▸ Data section:
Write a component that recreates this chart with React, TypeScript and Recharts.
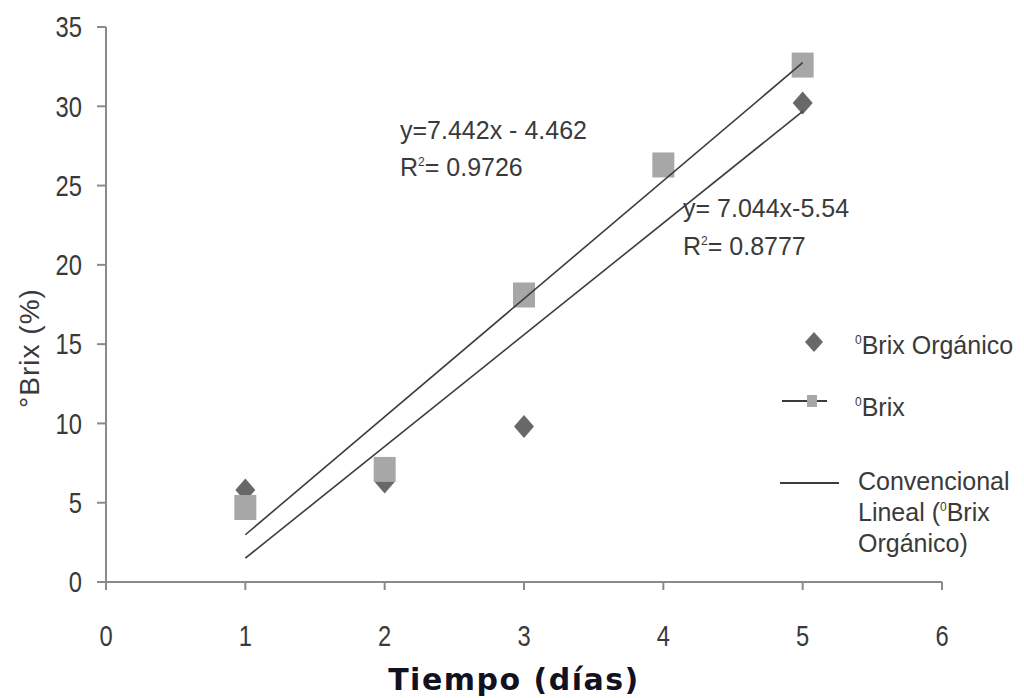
import React from 'react';
import { ScatterChart, Scatter, XAxis, YAxis, Customized } from 'recharts';

// Measured °Brix per day
const organicoDays = [1, 2, 3, 5];
const organicoValues = [5.8, 6.3, 9.8, 30.2];
const brixDays = [1, 2, 3, 4, 5];
const brixValues = [4.7, 7.1, 18.1, 26.3, 32.6];

// Linear fits: [slope, intercept] over the measured day range
const fitBrix = [7.442, -4.462];
const fitOrganico = [7.044, -5.54];
const fitRange = [1, 5];

const xTicks = [0, 1, 2, 3, 4, 5, 6];
const yTicks = [0, 5, 10, 15, 20, 25, 30, 35];

const organicoData = organicoDays.map((x, i) => ({ x, y: organicoValues[i] }));
const brixData = brixDays.map((x, i) => ({ x, y: brixValues[i] }));
const lineFrom = (fit: number[]) => fitRange.map((x) => ({ x, y: fit[0] * x + fit[1] }));
const brixFitData = lineFrom(fitBrix);
const organicoFitData = lineFrom(fitOrganico);

const AXIS = '#8a8a8a';
const SQUARE = '#a7a7a7';
const DIAMOND = '#686868';
const TREND = '#3c3c3c';
const TEXT = '#3a3a3a';
const FONT = '"Liberation Sans", Arial, sans-serif';

const SquareShape = (props: any) => {
  const { cx, cy } = props;
  if (cx == null || cy == null) return <g />;
  return <rect x={cx - 11} y={cy - 12.5} width={22} height={25} fill={SQUARE} />;
};

const DiamondShape = (props: any) => {
  const { cx, cy } = props;
  if (cx == null || cy == null) return <g />;
  const w = 10;
  const h = 11.5;
  return (
    <polygon
      points={`${cx},${cy - h} ${cx + w},${cy} ${cx},${cy + h} ${cx - w},${cy}`}
      fill={DIAMOND}
    />
  );
};

const NoShape = () => <g />;

// Condensed tick labels
const makeTick = (anchor: 'middle' | 'end', dy: string) => (props: any) => {
  const { x, y, payload } = props;
  return (
    <text
      transform={`translate(${x},${y}) scale(0.82,1)`}
      textAnchor={anchor}
      dy={dy}
      fontSize={29}
      fontFamily={FONT}
      fill={TEXT}
    >
      {payload.value}
    </text>
  );
};
const XTick = makeTick('middle', '0.71em');
const YTick = makeTick('end', '0.355em');

const Sup = ({ children }: { children: React.ReactNode }) => (
  <tspan fontSize={12} dy={-10}>
    {children}
  </tspan>
);

const Annotations = () => (
  <g fontFamily={FONT} fill={TEXT}>
    {/* fit equations */}
    <text x={400} y={139} fontSize={25}>y=7.442x - 4.462</text>
    <text x={400} y={176} fontSize={25}>
      R<Sup>2</Sup>
      <tspan dy={10}>= 0.9726</tspan>
    </text>
    <text x={683} y={217} fontSize={25}>y= 7.044x-5.54</text>
    <text x={683} y={255} fontSize={25}>
      R<Sup>2</Sup>
      <tspan dy={10}>= 0.8777</tspan>
    </text>

    {/* legend */}
    <polygon points="814,332 823,342 814,352 805,342" fill={DIAMOND} />
    <text x={855} y={354} fontSize={25}>
      <Sup>0</Sup>
      <tspan dy={10}>Brix Orgánico</tspan>
    </text>

    <line x1={782} y1={401} x2={827} y2={401} stroke={TREND} strokeWidth={2} />
    <rect x={807} y={395} width={10} height={12} fill={SQUARE} />
    <text x={855} y={416} fontSize={25}>
      <Sup>0</Sup>
      <tspan dy={10}>Brix</tspan>
    </text>

    <line x1={780} y1={483} x2={839} y2={483} stroke={TREND} strokeWidth={2} />
    <text x={858} y={490} fontSize={25}>Convencional</text>
    <text x={858} y={521} fontSize={25}>
      Lineal (<Sup>0</Sup>
      <tspan dy={10}>Brix</tspan>
    </text>
    <text x={858} y={552} fontSize={25}>Orgánico)</text>

    {/* axis titles */}
    <text
      x={29}
      y={348}
      fontSize={28}
      letterSpacing={1}
      textAnchor="middle"
      dominantBaseline="central"
      transform="rotate(-90 29 348)"
    >
      °Brix (%)
    </text>
    <text
      x={514}
      y={690}
      fontSize={30}
      fontWeight="bold"
      letterSpacing={1.5}
      textAnchor="middle"
      fontFamily='"DejaVu Sans", Verdana, sans-serif'
      fill="#111122"
    >
      Tiempo (días)
    </text>
  </g>
);

export default function App() {
  return (
    <div style={{ position: 'absolute', left: 0, top: 0, background: '#fff' }}>
      <ScatterChart
        width={1024}
        height={698}
        margin={{ top: 27, right: 82, bottom: 0, left: 0 }}
      >
        <XAxis
          type="number"
          dataKey="x"
          domain={[0, 6]}
          ticks={xTicks}
          height={116}
          stroke={AXIS}
          strokeWidth={2}
          tickSize={8}
          tickMargin={35}
          tick={XTick}
          interval={0}
        />
        <YAxis
          type="number"
          dataKey="y"
          domain={[0, 35]}
          ticks={yTicks}
          width={106}
          stroke={AXIS}
          strokeWidth={2}
          tickSize={9}
          tickMargin={15}
          tick={YTick}
          interval={0}
        />
        <Scatter data={organicoData} shape={DiamondShape} isAnimationActive={false} />
        <Scatter data={brixData} shape={SquareShape} isAnimationActive={false} />
        <Scatter
          data={brixFitData}
          shape={NoShape}
          line={{ stroke: TREND, strokeWidth: 1.6 }}
          isAnimationActive={false}
        />
        <Scatter
          data={organicoFitData}
          shape={NoShape}
          line={{ stroke: TREND, strokeWidth: 1.6 }}
          isAnimationActive={false}
        />
        <Customized component={Annotations} />
      </ScatterChart>
    </div>
  );
}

▸ What you will do:
Go through the listing above and write it all out exactly, leaving out any picture.

▸ Solution for this task:
Write a component that recreates this chart with React, TypeScript and Recharts.
import React from 'react';
import { ScatterChart, Scatter, XAxis, YAxis, Customized } from 'recharts';

// Measured °Brix per day
const organicoDays = [1, 2, 3, 5];
const organicoValues = [5.8, 6.3, 9.8, 30.2];
const brixDays = [1, 2, 3, 4, 5];
const brixValues = [4.7, 7.1, 18.1, 26.3, 32.6];

// Linear fits: [slope, intercept] over the measured day range
const fitBrix = [7.442, -4.462];
const fitOrganico = [7.044, -5.54];
const fitRange = [1, 5];

const xTicks = [0, 1, 2, 3, 4, 5, 6];
const yTicks = [0, 5, 10, 15, 20, 25, 30, 35];

const organicoData = organicoDays.map((x, i) => ({ x, y: organicoValues[i] }));
const brixData = brixDays.map((x, i) => ({ x, y: brixValues[i] }));
const lineFrom = (fit: number[]) => fitRange.map((x) => ({ x, y: fit[0] * x + fit[1] }));
const brixFitData = lineFrom(fitBrix);
const organicoFitData = lineFrom(fitOrganico);

const AXIS = '#8a8a8a';
const SQUARE = '#a7a7a7';
const DIAMOND = '#686868';
const TREND = '#3c3c3c';
const TEXT = '#3a3a3a';
const FONT = '"Liberation Sans", Arial, sans-serif';

const SquareShape = (props: any) => {
  const { cx, cy } = props;
  if (cx == null || cy == null) return <g />;
  return <rect x={cx - 11} y={cy - 12.5} width={22} height={25} fill={SQUARE} />;
};

const DiamondShape = (props: any) => {
  const { cx, cy } = props;
  if (cx == null || cy == null) return <g />;
  const w = 10;
  const h = 11.5;
  return (
    <polygon
      points={`${cx},${cy - h} ${cx + w},${cy} ${cx},${cy + h} ${cx - w},${cy}`}
      fill={DIAMOND}
    />
  );
};

const NoShape = () => <g />;

// Condensed tick labels
const makeTick = (anchor: 'middle' | 'end', dy: string) => (props: any) => {
  const { x, y, payload } = props;
  return (
    <text
      transform={`translate(${x},${y}) scale(0.82,1)`}
      textAnchor={anchor}
      dy={dy}
      fontSize={29}
      fontFamily={FONT}
      fill={TEXT}
    >
      {payload.value}
    </text>
  );
};
const XTick = makeTick('middle', '0.71em');
const YTick = makeTick('end', '0.355em');

const Sup = ({ children }: { children: React.ReactNode }) => (
  <tspan fontSize={12} dy={-10}>
    {children}
  </tspan>
);

const Annotations = () => (
  <g fontFamily={FONT} fill={TEXT}>
    {/* fit equations */}
    <text x={400} y={139} fontSize={25}>y=7.442x - 4.462</text>
    <text x={400} y={176} fontSize={25}>
      R<Sup>2</Sup>
      <tspan dy={10}>= 0.9726</tspan>
    </text>
    <text x={683} y={217} fontSize={25}>y= 7.044x-5.54</text>
    <text x={683} y={255} fontSize={25}>
      R<Sup>2</Sup>
      <tspan dy={10}>= 0.8777</tspan>
    </text>

    {/* legend */}
    <polygon points="814,332 823,342 814,352 805,342" fill={DIAMOND} />
    <text x={855} y={354} fontSize={25}>
      <Sup>0</Sup>
      <tspan dy={10}>Brix Orgánico</tspan>
    </text>

    <line x1={782} y1={401} x2={827} y2={401} stroke={TREND} strokeWidth={2} />
    <rect x={807} y={395} width={10} height={12} fill={SQUARE} />
    <text x={855} y={416} fontSize={25}>
      <Sup>0</Sup>
      <tspan dy={10}>Brix</tspan>
    </text>

    <line x1={780} y1={483} x2={839} y2={483} stroke={TREND} strokeWidth={2} />
    <text x={858} y={490} fontSize={25}>Convencional</text>
    <text x={858} y={521} fontSize={25}>
      Lineal (<Sup>0</Sup>
      <tspan dy={10}>Brix</tspan>
    </text>
    <text x={858} y={552} fontSize={25}>Orgánico)</text>

    {/* axis titles */}
    <text
      x={29}
      y={348}
      fontSize={28}
      letterSpacing={1}
      textAnchor="middle"
      dominantBaseline="central"
      transform="rotate(-90 29 348)"
    >
      °Brix (%)
    </text>
    <text
      x={514}
      y={690}
      fontSize={30}
      fontWeight="bold"
      letterSpacing={1.5}
      textAnchor="middle"
      fontFamily='"DejaVu Sans", Verdana, sans-serif'
      fill="#111122"
    >
      Tiempo (días)
    </text>
  </g>
);

export default function App() {
  return (
    <div style={{ position: 'absolute', left: 0, top: 0, background: '#fff' }}>
      <ScatterChart
        width={1024}
        height={698}
        margin={{ top: 27, right: 82, bottom: 0, left: 0 }}
      >
        <XAxis
          type="number"
          dataKey="x"
          domain={[0, 6]}
          ticks={xTicks}
          height={116}
          stroke={AXIS}
          strokeWidth={2}
          tickSize={8}
          tickMargin={35}
          tick={XTick}
          interval={0}
        />
        <YAxis
          type="number"
          dataKey="y"
          domain={[0, 35]}
          ticks={yTicks}
          width={106}
          stroke={AXIS}
          strokeWidth={2}
          tickSize={9}
          tickMargin={15}
          tick={YTick}
          interval={0}
        />
        <Scatter data={organicoData} shape={DiamondShape} isAnimationActive={false} />
        <Scatter data={brixData} shape={SquareShape} isAnimationActive={false} />
        <Scatter
          data={brixFitData}
          shape={NoShape}
          line={{ stroke: TREND, strokeWidth: 1.6 }}
          isAnimationActive={false}
        />
        <Scatter
          data={organicoFitData}
          shape={NoShape}
          line={{ stroke: TREND, strokeWidth: 1.6 }}
          isAnimationActive={false}
        />
        <Customized component={Annotations} />
      </ScatterChart>
    </div>
  );
}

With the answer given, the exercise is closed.